Unless you do it as a way to prevent buckling of compressed areas.

 

Indeed. The "legal" matter is the end result though.

But it is initiated by a lack of of "professional" approach that is clearly seen by those that do not work in such an environment on a daily basis and no appreciation of the ramifications.

Also consider this, although some will consider this as being an inefficiency and an expense approach.

The tender is propelled by what...an outboard...what feeds it...fuel...where is the fuel..in a tank..where...on the tender.

Thus if there is an accidental spillage or a burst/ruptured tank...what will occur? Yup..a fire. Even though the fire may not burn long, but then again it may (depending how quickly the fire is addressed), it creates heat. What happens when you place heat next to composite??...yup...you got it. But i'm sure some may argue it is a one in a million chance...hmmmm.

Now back to D's point about sleeping at nights.
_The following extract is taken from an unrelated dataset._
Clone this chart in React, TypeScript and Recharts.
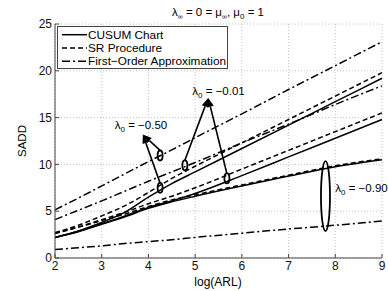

When sat in a courtroom and being questioned by the lawyer of the family of the victim that was seriously injured, or worse, you could simply say in your defence that my pride was not hurt in the design and it is all a shade of grey anyway. One can only imagine the response that would garner from the opposing side!

Cost cutting and ignorance costs lives, what ever the type of boat:
http://www.maib.gov.uk/cms_resources.cfm?file=/HooliganVSynopsis.pdf

 

Daiquiri- The example is a pure Uni in upper and lower flange to take up the tension and compression load. The core I did not identify because the inside can be hollow, low density core, or foam sized to handle the shear stress.